When looking at the contract comparable out there I think Frank Seravalli hit the nail on the head with the Wyatt Johnston number of $8.4M. They are not identical players, with Johnston being a centre and having offensive outputs beyond Knies’ at the time of contract negotiations, but when you factor in the premium placed on heavy hitters that can finish, as well as the procrastination in getting a deal done, the $8.4M feels like one the Leafs would be content to take with a long term commitment. The Leafs would also likely entertain matching any offer sheet that falls in the ballpark of 1st, 2nd, 3rd round pick compensation in the table below:
Offer Sheet AAV | Compensation Due |
Under $1,544,424 | None |
$1,544,424 to $2,340,037 | 3rd Round Pick |
$2,340,038 to $4,680,076 | 2nd Round Pick |
$4,680,077 to $7,020,113 | 1st and 2nd Round Picks |
$7,020,114 to $9,360,153 | 1st, 2nd and 3rd Round Picks |
$9,360,154 to $11,700,192 | Two 1sts, One 2nd, One 3rd Round Pick |
Over $11,700,193 | Four 1st Round Picks |
The best use of an offer sheet on Knies would probably just be a predatory 5-year deal at $9.36M AAV that the Leafs would certainly match and be forced to kick rocks over the shorter than desired term and the higher than desired cap hit. Knies would still be a Leaf.
The second you start looking above that number and contemplate the compensation of two 1st round picks instead of one and the Leafs retaining $9.36M of cap space to backfill Knies, moving on grows in appeal.
As talented as Knies is and no matter how much he is the perfect fit for the Leafs in an archetype of player they have struggled to find for the past two decades, this would be an overcommitment and the Leafs can angrily move on.
Knies is a rare talent but even as a rare talent there is a price.
The good news for the Mape Leafs is that there really isn’t any reason to believe it would come to this. There are only 15 teams in the league with the assets capable of making this offer sheet and there are barriers to a number of them:
Team | Barriers |
Anaheim | Not going to overcommit futures at this stage of rebuild |
Boston | Starting what could be a lengthy rebuild |
Calgary | Hard to imagine Knies will go to another Canadian team |
Chicago | Closest thing to a legitimate threat, but need to prepare to pay Bedard above the Knies # shortly after |
Detroit | Unpredictable and if there is a team that would go with a strictly predatory offer it’s probably Detroit |
Edmonton | Not touching the money they need for McDavid and Bouchard |
Los Angeles | Maybe, but would wonder where they see him in their lineup |
Montreal | Cap space and Canadian team factors come into play |
Nashville | Maybe, but would be an unnecessary risk for them |
New Jersey | Not sure they have the money to pull it off |
Philadelphia | Should the Flyers give up on lottery picks already? |
Pittsburgh | Definitely has his fans there but would be committing to a long rebuild |
Seattle | Maybe, but it would make Knies “the guy” there and that’s asking a lot |
Utah | They are going to do something big, but Knies would be a bizarre choice |
Vegas | How much of their roster are they willing to trade away to make Knies fit under the cap? |
A Knies offer sheet would either involve a lottery team committing to him as “their guy” and foregoing a couple of years of further high value picks, or a contender buying into Knies being their missing piece and shuffling out some salary to make it happen. Others like the Penguins and Bruins are in a situation where you’d have to pull off Olympic level mental gymnastics to imagine why it makes sense for them. I guess the argument is that it only takes one team or only takes one team not on this list to reacquire their previously owned draft pick to take a run at Knies.

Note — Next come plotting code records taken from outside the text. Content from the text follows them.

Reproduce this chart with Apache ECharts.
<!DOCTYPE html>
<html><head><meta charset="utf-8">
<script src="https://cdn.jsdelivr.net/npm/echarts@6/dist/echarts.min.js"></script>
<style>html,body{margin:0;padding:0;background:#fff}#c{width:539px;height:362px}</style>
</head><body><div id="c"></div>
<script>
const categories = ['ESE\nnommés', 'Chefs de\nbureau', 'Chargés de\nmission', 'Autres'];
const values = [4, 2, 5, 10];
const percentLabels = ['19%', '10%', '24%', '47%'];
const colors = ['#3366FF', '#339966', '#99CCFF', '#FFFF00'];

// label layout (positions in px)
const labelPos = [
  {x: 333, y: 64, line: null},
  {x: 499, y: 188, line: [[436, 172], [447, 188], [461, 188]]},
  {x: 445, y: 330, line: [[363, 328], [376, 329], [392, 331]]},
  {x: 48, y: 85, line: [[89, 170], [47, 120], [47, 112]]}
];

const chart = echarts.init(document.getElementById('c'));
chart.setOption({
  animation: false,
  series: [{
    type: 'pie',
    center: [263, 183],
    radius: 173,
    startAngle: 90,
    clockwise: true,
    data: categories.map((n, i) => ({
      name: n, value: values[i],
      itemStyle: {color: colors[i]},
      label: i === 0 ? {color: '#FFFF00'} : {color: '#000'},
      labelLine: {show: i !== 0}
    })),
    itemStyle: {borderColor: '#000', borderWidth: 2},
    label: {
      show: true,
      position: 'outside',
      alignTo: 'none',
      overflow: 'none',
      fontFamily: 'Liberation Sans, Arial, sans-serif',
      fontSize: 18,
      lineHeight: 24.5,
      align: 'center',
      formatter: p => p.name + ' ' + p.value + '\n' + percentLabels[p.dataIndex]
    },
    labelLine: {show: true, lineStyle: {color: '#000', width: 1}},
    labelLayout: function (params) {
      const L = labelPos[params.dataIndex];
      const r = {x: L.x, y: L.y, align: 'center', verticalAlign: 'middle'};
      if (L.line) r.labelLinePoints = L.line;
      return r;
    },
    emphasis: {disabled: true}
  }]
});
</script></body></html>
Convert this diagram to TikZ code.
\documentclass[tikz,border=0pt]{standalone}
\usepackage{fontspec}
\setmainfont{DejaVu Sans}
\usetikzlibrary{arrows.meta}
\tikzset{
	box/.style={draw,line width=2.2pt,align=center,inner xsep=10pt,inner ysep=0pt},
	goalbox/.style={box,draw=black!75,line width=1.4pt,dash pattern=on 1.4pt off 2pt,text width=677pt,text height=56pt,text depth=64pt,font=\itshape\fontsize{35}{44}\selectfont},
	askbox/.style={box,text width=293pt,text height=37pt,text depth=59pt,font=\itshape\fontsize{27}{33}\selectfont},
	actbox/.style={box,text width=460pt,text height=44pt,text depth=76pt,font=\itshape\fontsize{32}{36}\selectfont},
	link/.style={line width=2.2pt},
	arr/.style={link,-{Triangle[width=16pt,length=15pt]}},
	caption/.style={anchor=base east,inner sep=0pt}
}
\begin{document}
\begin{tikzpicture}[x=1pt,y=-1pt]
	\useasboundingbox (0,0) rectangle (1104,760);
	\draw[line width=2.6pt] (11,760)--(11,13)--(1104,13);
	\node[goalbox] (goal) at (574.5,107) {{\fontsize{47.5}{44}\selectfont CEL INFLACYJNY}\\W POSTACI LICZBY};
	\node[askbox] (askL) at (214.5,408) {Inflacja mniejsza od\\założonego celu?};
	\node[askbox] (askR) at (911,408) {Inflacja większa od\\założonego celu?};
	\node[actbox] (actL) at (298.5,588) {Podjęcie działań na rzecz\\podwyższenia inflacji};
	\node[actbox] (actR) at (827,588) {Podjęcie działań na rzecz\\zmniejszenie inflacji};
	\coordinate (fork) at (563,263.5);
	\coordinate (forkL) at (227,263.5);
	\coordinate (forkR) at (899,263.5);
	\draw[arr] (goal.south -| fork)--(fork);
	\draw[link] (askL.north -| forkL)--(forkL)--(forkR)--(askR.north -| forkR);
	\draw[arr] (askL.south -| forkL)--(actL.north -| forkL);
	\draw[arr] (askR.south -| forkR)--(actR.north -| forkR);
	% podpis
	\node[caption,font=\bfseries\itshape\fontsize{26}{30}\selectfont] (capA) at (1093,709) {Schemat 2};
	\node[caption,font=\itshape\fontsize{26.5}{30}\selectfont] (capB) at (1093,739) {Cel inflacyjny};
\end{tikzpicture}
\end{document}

When you look at previous offer sheets that were successful, the Dylan Holloway and Phillip Broberg ones were heavily based in the fact that the Oilers didn’t have cap space and that the Blues could acquire them without giving up much in the way of draft pick compensation to the Oilers. That certainly doesn’t apply here.
The Jesperi Kotkaniemi was a retaliatory move to the Sebastian Aho offer sheet and one that was likely meant to be predatory and backfired or at least came with just the one year commitment to the inflated salary. This doesn’t really apply to the Knies situation at all.
The Sebastian Aho offer sheet might be the best comparator for a potential Knies offer sheet as it was about targeting a good player just entering their prime. The problem was that the offer was grounded in reality and while it might not have been as much as the Hurricanes were looking to spend on Aho at the time, it was a no-brainer to sign him to that, and the contract looked very reasonable for its entire duration. In some ways Brad Treliving might like the idea of someone throwing a $9.3M AAV at Knies because it makes quick work for him and absolves him of at least some blame, although in a perfect world the Maple Leafs would have signed Knies long ago and this long-winded post about world’s most unlikely offer sheet would have never occurred.